-- begin Supplied data --

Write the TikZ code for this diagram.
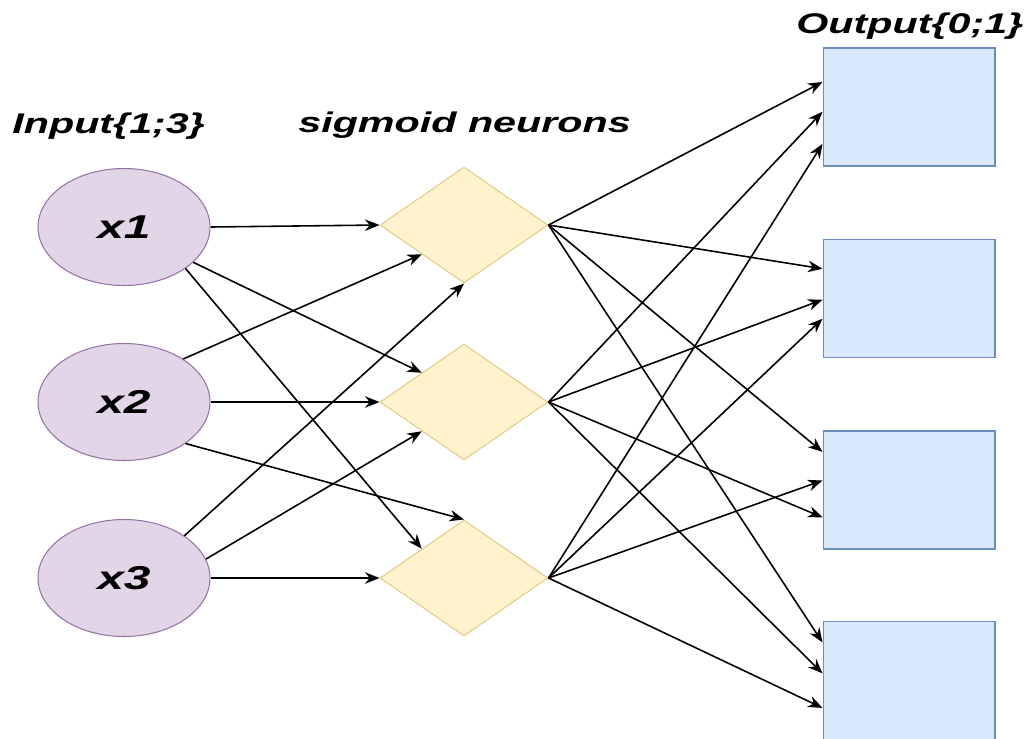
\documentclass[tikz,border=0pt]{standalone}
\usepackage{fontspec}
\setmainfont{Liberation Sans}
\usepackage{graphicx}
\usepackage{tikz}
\usetikzlibrary{arrows.meta,shapes.geometric,calc}
\usepackage{xcolor}
\definecolor{infill}{HTML}{E1D5E7}
\definecolor{inline}{HTML}{9673A6}
\definecolor{sigfill}{HTML}{FFF2CC}
\definecolor{sigline}{HTML}{D6B656}
\definecolor{outfill}{HTML}{DAE8FC}
\definecolor{outline}{HTML}{6C8EBF}
\newcommand{\wide}[1]{\scalebox{1.45}[1]{#1}}

\begin{document}
\begin{tikzpicture}[
  x=0.02cm, y=-0.02cm,
  inunit/.style={ellipse, draw=inline, fill=infill, line width=0.6pt,
                 minimum width=3.44cm, minimum height=2.34cm, inner sep=0pt,
                 font=\fontsize{18.8}{22}\selectfont\bfseries\itshape},
  sigunit/.style={diamond, draw=sigline!70, fill=sigfill, line width=0.6pt,
                  minimum width=3.36cm, minimum height=2.32cm, inner sep=0pt},
  outunit/.style={draw=outline, fill=outfill, line width=0.6pt,
                  minimum width=3.44cm, minimum height=2.36cm, inner sep=0pt},
  heading/.style={anchor=base west, inner sep=0pt,
                  font=\fontsize{16.2}{19}\selectfont\bfseries\itshape},
  flow/.style={-{Stealth[length=2.9mm, width=2.3mm]}, line width=0.9pt},
]
  \useasboundingbox (0,0) rectangle (1033,738);

  \node[heading] (tin)  at (12,133)  {\wide{Input\{1;3\}}};
  \node[heading] (tsig) at (298,132) {\wide{sigmoid neurons}};
  \node[heading] (tout) at (796,33)  {\wide{Output\{0;1\}}};

  \node[inunit] (x1) at (124,227) {\wide{x1}};
  \node[inunit] (x2) at (124,402) {\wide{x2}};
  \node[inunit] (x3) at (124,578) {\wide{x3}};

  \node[sigunit] (s1) at (464,225) {};
  \node[sigunit] (s2) at (464,402) {};
  \node[sigunit] (s3) at (464,578) {};

  \node[outunit] (o1) at (909,107)   {};
  \node[outunit] (o2) at (909,298.5) {};
  \node[outunit] (o3) at (909,490)   {};
  \node[outunit] (o4) at (909,680.5) {};

  \draw[flow] (x1.east) -- (s1.west);
  \draw[flow] (x1.-27) -- (s2.north west);
  \draw[flow] (x1.-34) -- (s3.north west);

  \draw[flow] (x2.36) -- (s1.south west);
  \draw[flow] (x2.east) -- (s2.west);
  \draw[flow] (x2.-34) -- (s3.north);

  \draw[flow] (x3.35) -- (s1.south);
  \draw[flow] (x3.13) -- (s2.south west);
  \draw[flow] (x3.east) -- (s3.west);

  \draw[flow] (s1.east) -- ($(o1.north west)!0.29!(o1.south west)$);
  \draw[flow] (s1.east) -- ($(o2.north west)!0.25!(o2.south west)$);
  \draw[flow] (s1.east) -- ($(o3.north west)!0.18!(o3.south west)$);
  \draw[flow] (s1.east) -- ($(o4.north west)!0.18!(o4.south west)$);

  \draw[flow] (s2.east) -- ($(o1.north west)!0.54!(o1.south west)$);
  \draw[flow] (s2.east) -- ($(o2.north west)!0.51!(o2.south west)$);
  \draw[flow] (s2.east) -- ($(o3.north west)!0.73!(o3.south west)$);
  \draw[flow] (s2.east) -- ($(o4.north west)!0.44!(o4.south west)$);

  \draw[flow] (s3.east) -- ($(o1.north west)!0.81!(o1.south west)$);
  \draw[flow] (s3.east) -- ($(o2.north west)!0.67!(o2.south west)$);
  \draw[flow] (s3.east) -- ($(o3.north west)!0.42!(o3.south west)$);
  \draw[flow] (s3.east) -- ($(o4.north west)!0.73!(o4.south west)$);
\end{tikzpicture}
\end{document}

-- end Supplied data --

Exercise brief →
Repeat the lines exactly as they stand, from the opening line of the data through the line with "(0,0) rectangle (1033,738);". Pictures stay out of the copy.

Output of the exercise →
Write the TikZ code for this diagram.
\documentclass[tikz,border=0pt]{standalone}
\usepackage{fontspec}
\setmainfont{Liberation Sans}
\usepackage{graphicx}
\usepackage{tikz}
\usetikzlibrary{arrows.meta,shapes.geometric,calc}
\usepackage{xcolor}
\definecolor{infill}{HTML}{E1D5E7}
\definecolor{inline}{HTML}{9673A6}
\definecolor{sigfill}{HTML}{FFF2CC}
\definecolor{sigline}{HTML}{D6B656}
\definecolor{outfill}{HTML}{DAE8FC}
\definecolor{outline}{HTML}{6C8EBF}
\newcommand{\wide}[1]{\scalebox{1.45}[1]{#1}}

\begin{document}
\begin{tikzpicture}[
  x=0.02cm, y=-0.02cm,
  inunit/.style={ellipse, draw=inline, fill=infill, line width=0.6pt,
                 minimum width=3.44cm, minimum height=2.34cm, inner sep=0pt,
                 font=\fontsize{18.8}{22}\selectfont\bfseries\itshape},
  sigunit/.style={diamond, draw=sigline!70, fill=sigfill, line width=0.6pt,
                  minimum width=3.36cm, minimum height=2.32cm, inner sep=0pt},
  outunit/.style={draw=outline, fill=outfill, line width=0.6pt,
                  minimum width=3.44cm, minimum height=2.36cm, inner sep=0pt},
  heading/.style={anchor=base west, inner sep=0pt,
                  font=\fontsize{16.2}{19}\selectfont\bfseries\itshape},
  flow/.style={-{Stealth[length=2.9mm, width=2.3mm]}, line width=0.9pt},
]
  \useasboundingbox (0,0) rectangle (1033,738);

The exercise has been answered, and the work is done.